Fans and prominent figures in the metal community congregated to celebrate the life of guitarist Jeff Hanneman. The memorial took place yesterday afternoon at the Hollywood Palladium.
Exodus and Slayer guitarist Gary Holt and Slayer drummer Dave Lombardo. Photo by Stephanie Cabral.
TBOS has compiled coverage of the event from various sources.
Metal Hammer gave an excellent run-down of the event, elaborating on those who were in attendance and the speeches they gave. One of the most memorable passages from the article:
A video montage of Jeff’s life kicks off. Pictures of Jeff as a small child drive more than a few audience members to tears, as Fade to Black accompanies the footage. When the tunes change to South of Heaven, five or six circle pits break out across the main floor. From the balcony it looks like a map of tropical storms forming across the Caribbean. Circle pits at a memorial service. Epic.
Blabbermouth.net posted an elaborate article on Hanneman and his legacy, along with fan-filmed footage of the memorial.

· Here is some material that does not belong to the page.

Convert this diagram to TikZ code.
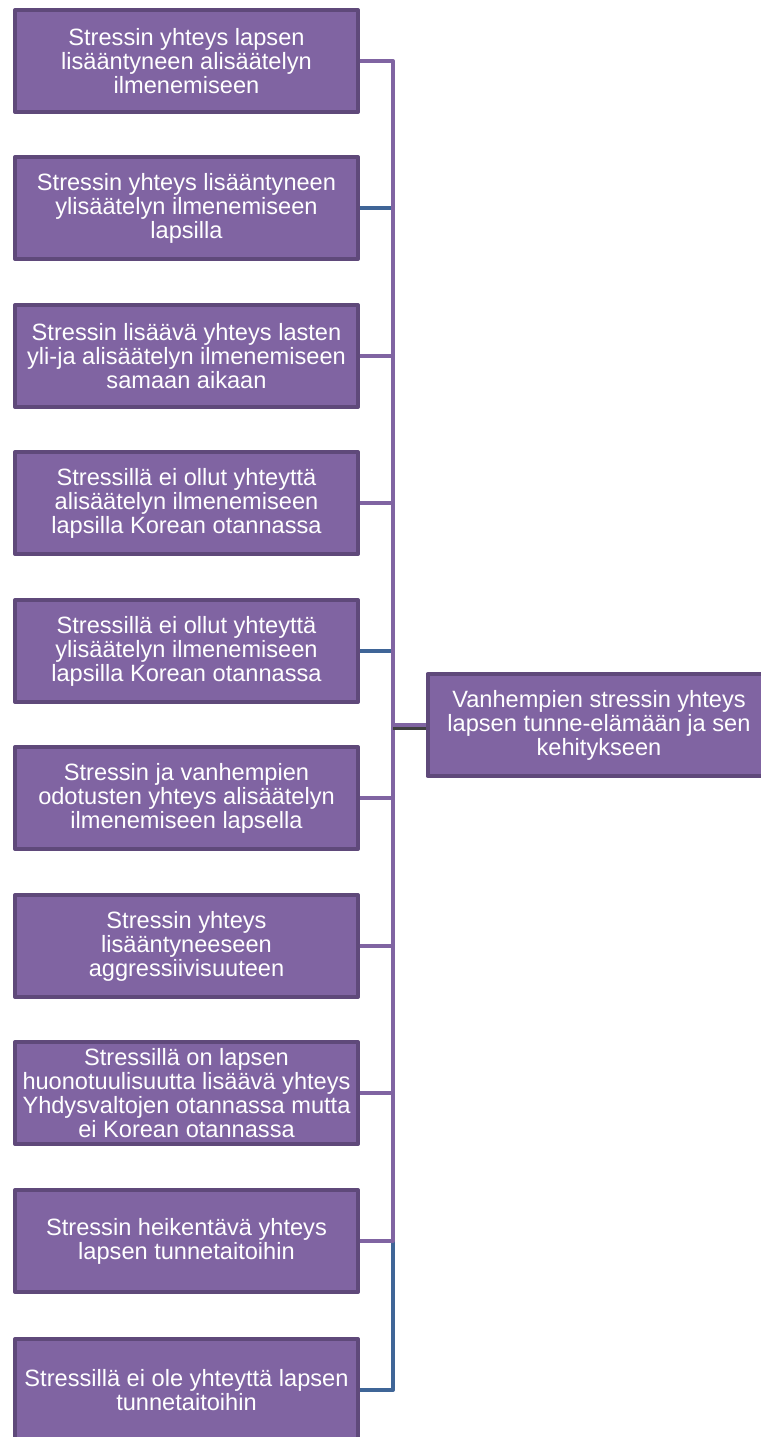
\documentclass[tikz,border=0pt]{standalone}
\usepackage{fontspec}
\setmainfont{Liberation Sans}
\definecolor{boxfill}{HTML}{8064A2}
\definecolor{boxline}{HTML}{5F497A}
\definecolor{linkblue}{HTML}{3F6597}
\begin{document}
\begin{tikzpicture}[x=0.5pt,y=-0.5pt,line join=round]
	\tikzset{leaf/.style={draw=boxline,fill=boxfill,line width=2pt,
			minimum width=171.5pt,minimum height=51pt,
			align=center,text=white,inner sep=0pt,
			font=\fontsize{11.8}{12}\selectfont},
		purplelink/.style={draw=boxfill,line width=2pt},
		bluelink/.style={draw=linkblue,line width=2pt}}
	\useasboundingbox (0,0) rectangle (761,1437);
	\def\lx{186.5}\def\busx{393}
	% left column
	\node[leaf] (b1) at (\lx,61) {Stressin yhteys lapsen\\lisääntyneen alisäätelyn\\ilmenemiseen};
	\node[leaf] (b2) at (\lx,208) {Stressin yhteys lisääntyneen\\ylisäätelyn ilmenemiseen\\lapsilla};
	\node[leaf] (b3) at (\lx,356) {Stressin lisäävä yhteys lasten\\yli-ja alisäätelyn ilmenemiseen\\samaan aikaan};
	\node[leaf] (b4) at (\lx,503) {Stressillä ei ollut yhteyttä\\alisäätelyn ilmenemiseen\\lapsilla Korean otannassa};
	\node[leaf] (b5) at (\lx,651) {Stressillä ei ollut yhteyttä\\ylisäätelyn ilmenemiseen\\lapsilla Korean otannassa};
	\node[leaf] (b6) at (\lx,798) {Stressin ja vanhempien\\odotusten yhteys alisäätelyn\\ilmenemiseen lapsella};
	\node[leaf] (b7) at (\lx,946) {Stressin yhteys\\lisääntyneeseen\\aggressiivisuuteen};
	\node[leaf] (b8) at (\lx,1093) {Stressillä on lapsen\\huonotuulisuutta lisäävä yhteys\\Yhdysvaltojen otannassa mutta\\ei Korean otannassa};
	\node[leaf] (b9) at (\lx,1241) {Stressin heikentävä yhteys\\lapsen tunnetaitoihin};
	\node[leaf] (b10) at (\lx,1390) {Stressillä ei ole yhteyttä lapsen\\tunnetaitoihin};
	% root
	\node[leaf] (root) at (599,725) {Vanhempien stressin yhteys\\lapsen tunne-elämään ja sen\\kehitykseen};
	\coordinate (bus) at (\busx,725);
	% connectors
	\foreach \b in {b2,b5,b10}
	\draw[bluelink] (bus) |- (\b.east);
	\foreach \b in {b1,b3,b4,b6,b7,b8,b9}
	\draw[purplelink] (bus) |- (\b.east);
	\draw[line width=2pt,black!75] ([yshift=-1.5pt]bus) -- ([yshift=-1.5pt]root.west);
	\draw[purplelink] (bus) -- (root.west);
\end{tikzpicture}
\end{document}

Loudwire also did a recap of the event, with emphasis on the various speeches.
Brian Slagel (Metal Blade Records): (Jeff was) such an unbelievable player. Really, back then, you had the feeling that something special was happening when we made (Show No Mercy), but none of us really realized how special that would become.
Brian Slagel speaking at the memorial. Photo by Kathy Flynn.
Metallica bassist Robert Trujillo on behalf of producer Rick Rubin (who produced Slayer’s most famous album, Reign in Blood): He was an innovator, an original and a creative force who we will all miss everyday going forward. Thankfully he left us with recordings we can listen to anytime we want to feel his presence.
Robert Trujillo speaking at the memorial. Photo by Kathy Flynn.
Slayer guitarist Kerry King insisted that the event was a celebration and told the audience funny stories about the band’s early days.
Though the Westboro Baptist Church had planned to protest at the memorial, the group was nowhere to be seen.